### Written request
Repeat the data that follows, word for word, without the images.

### Information provided
··········
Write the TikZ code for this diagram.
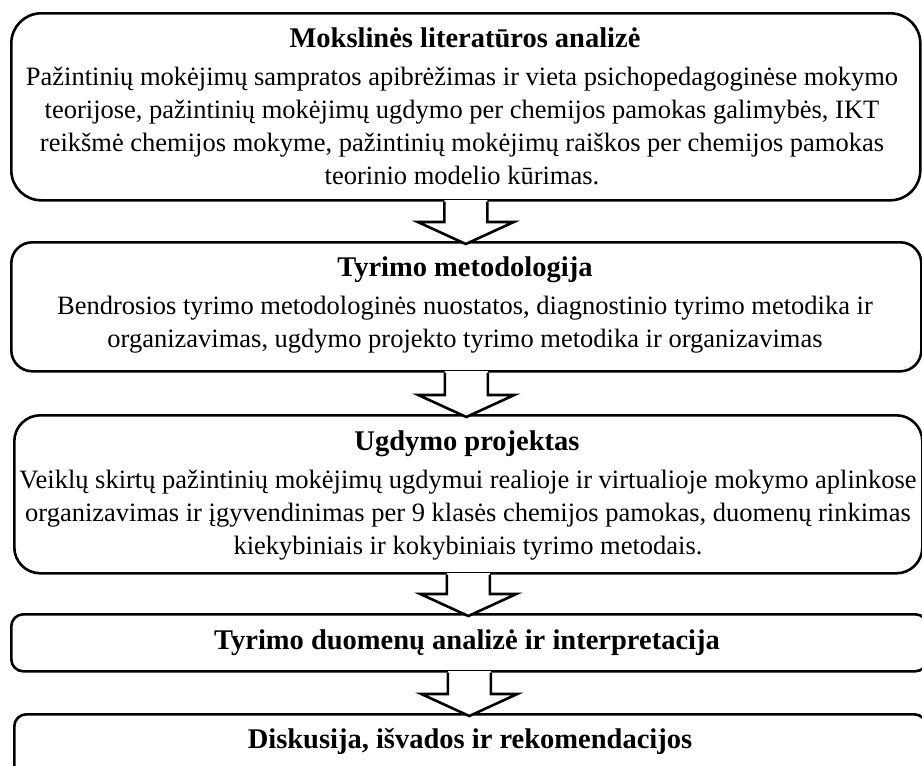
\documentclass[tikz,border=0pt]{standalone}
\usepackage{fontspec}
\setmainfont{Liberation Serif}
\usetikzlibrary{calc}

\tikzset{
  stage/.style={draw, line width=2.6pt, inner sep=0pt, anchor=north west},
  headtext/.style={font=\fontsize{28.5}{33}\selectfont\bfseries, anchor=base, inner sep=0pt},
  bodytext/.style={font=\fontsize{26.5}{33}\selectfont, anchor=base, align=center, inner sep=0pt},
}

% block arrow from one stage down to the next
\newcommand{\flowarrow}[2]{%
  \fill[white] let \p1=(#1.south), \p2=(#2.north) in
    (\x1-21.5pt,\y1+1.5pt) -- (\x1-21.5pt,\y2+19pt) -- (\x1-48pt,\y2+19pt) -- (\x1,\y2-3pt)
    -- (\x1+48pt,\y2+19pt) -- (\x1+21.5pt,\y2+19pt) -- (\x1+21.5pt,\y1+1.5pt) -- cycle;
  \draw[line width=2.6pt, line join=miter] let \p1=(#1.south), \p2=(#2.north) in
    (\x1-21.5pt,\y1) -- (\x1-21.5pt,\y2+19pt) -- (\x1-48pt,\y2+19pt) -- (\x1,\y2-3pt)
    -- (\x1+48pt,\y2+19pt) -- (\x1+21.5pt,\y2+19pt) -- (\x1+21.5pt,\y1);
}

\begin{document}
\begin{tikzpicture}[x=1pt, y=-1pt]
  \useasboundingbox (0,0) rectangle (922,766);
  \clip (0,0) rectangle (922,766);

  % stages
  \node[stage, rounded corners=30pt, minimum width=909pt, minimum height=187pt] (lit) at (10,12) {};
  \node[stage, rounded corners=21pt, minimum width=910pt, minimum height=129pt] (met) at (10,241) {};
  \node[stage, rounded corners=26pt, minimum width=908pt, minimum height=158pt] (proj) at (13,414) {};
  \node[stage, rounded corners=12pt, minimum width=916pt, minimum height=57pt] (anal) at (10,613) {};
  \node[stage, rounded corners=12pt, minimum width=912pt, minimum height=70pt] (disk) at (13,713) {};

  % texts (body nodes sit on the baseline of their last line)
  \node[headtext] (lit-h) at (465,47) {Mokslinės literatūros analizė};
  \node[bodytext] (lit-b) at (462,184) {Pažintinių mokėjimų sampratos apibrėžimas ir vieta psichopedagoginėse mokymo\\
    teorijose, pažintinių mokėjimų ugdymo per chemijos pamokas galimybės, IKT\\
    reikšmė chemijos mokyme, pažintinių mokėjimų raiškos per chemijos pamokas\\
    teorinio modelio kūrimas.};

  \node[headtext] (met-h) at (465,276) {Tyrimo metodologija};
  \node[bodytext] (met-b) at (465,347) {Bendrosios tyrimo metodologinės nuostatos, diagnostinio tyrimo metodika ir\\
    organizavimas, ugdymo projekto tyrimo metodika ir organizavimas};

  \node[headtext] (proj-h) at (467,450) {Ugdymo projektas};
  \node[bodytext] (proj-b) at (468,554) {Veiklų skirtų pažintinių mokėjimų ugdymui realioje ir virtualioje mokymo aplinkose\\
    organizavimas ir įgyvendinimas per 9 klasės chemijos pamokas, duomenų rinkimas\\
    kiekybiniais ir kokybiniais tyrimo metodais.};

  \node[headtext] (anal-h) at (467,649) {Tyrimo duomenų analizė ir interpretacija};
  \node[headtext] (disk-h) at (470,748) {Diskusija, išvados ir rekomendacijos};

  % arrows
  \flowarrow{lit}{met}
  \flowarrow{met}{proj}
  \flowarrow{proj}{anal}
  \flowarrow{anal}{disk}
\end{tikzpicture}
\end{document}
··········
### Full response
Write the TikZ code for this diagram.
\documentclass[tikz,border=0pt]{standalone}
\usepackage{fontspec}
\setmainfont{Liberation Serif}
\usetikzlibrary{calc}

\tikzset{
  stage/.style={draw, line width=2.6pt, inner sep=0pt, anchor=north west},
  headtext/.style={font=\fontsize{28.5}{33}\selectfont\bfseries, anchor=base, inner sep=0pt},
  bodytext/.style={font=\fontsize{26.5}{33}\selectfont, anchor=base, align=center, inner sep=0pt},
}

% block arrow from one stage down to the next
\newcommand{\flowarrow}[2]{%
  \fill[white] let \p1=(#1.south), \p2=(#2.north) in
    (\x1-21.5pt,\y1+1.5pt) -- (\x1-21.5pt,\y2+19pt) -- (\x1-48pt,\y2+19pt) -- (\x1,\y2-3pt)
    -- (\x1+48pt,\y2+19pt) -- (\x1+21.5pt,\y2+19pt) -- (\x1+21.5pt,\y1+1.5pt) -- cycle;
  \draw[line width=2.6pt, line join=miter] let \p1=(#1.south), \p2=(#2.north) in
    (\x1-21.5pt,\y1) -- (\x1-21.5pt,\y2+19pt) -- (\x1-48pt,\y2+19pt) -- (\x1,\y2-3pt)
    -- (\x1+48pt,\y2+19pt) -- (\x1+21.5pt,\y2+19pt) -- (\x1+21.5pt,\y1);
}

\begin{document}
\begin{tikzpicture}[x=1pt, y=-1pt]
  \useasboundingbox (0,0) rectangle (922,766);
  \clip (0,0) rectangle (922,766);

  % stages
  \node[stage, rounded corners=30pt, minimum width=909pt, minimum height=187pt] (lit) at (10,12) {};
  \node[stage, rounded corners=21pt, minimum width=910pt, minimum height=129pt] (met) at (10,241) {};
  \node[stage, rounded corners=26pt, minimum width=908pt, minimum height=158pt] (proj) at (13,414) {};
  \node[stage, rounded corners=12pt, minimum width=916pt, minimum height=57pt] (anal) at (10,613) {};
  \node[stage, rounded corners=12pt, minimum width=912pt, minimum height=70pt] (disk) at (13,713) {};

  % texts (body nodes sit on the baseline of their last line)
  \node[headtext] (lit-h) at (465,47) {Mokslinės literatūros analizė};
  \node[bodytext] (lit-b) at (462,184) {Pažintinių mokėjimų sampratos apibrėžimas ir vieta psichopedagoginėse mokymo\\
    teorijose, pažintinių mokėjimų ugdymo per chemijos pamokas galimybės, IKT\\
    reikšmė chemijos mokyme, pažintinių mokėjimų raiškos per chemijos pamokas\\
    teorinio modelio kūrimas.};

  \node[headtext] (met-h) at (465,276) {Tyrimo metodologija};
  \node[bodytext] (met-b) at (465,347) {Bendrosios tyrimo metodologinės nuostatos, diagnostinio tyrimo metodika ir\\
    organizavimas, ugdymo projekto tyrimo metodika ir organizavimas};

  \node[headtext] (proj-h) at (467,450) {Ugdymo projektas};
  \node[bodytext] (proj-b) at (468,554) {Veiklų skirtų pažintinių mokėjimų ugdymui realioje ir virtualioje mokymo aplinkose\\
    organizavimas ir įgyvendinimas per 9 klasės chemijos pamokas, duomenų rinkimas\\
    kiekybiniais ir kokybiniais tyrimo metodais.};

  \node[headtext] (anal-h) at (467,649) {Tyrimo duomenų analizė ir interpretacija};
  \node[headtext] (disk-h) at (470,748) {Diskusija, išvados ir rekomendacijos};

  % arrows
  \flowarrow{lit}{met}
  \flowarrow{met}{proj}
  \flowarrow{proj}{anal}
  \flowarrow{anal}{disk}
\end{tikzpicture}
\end{document}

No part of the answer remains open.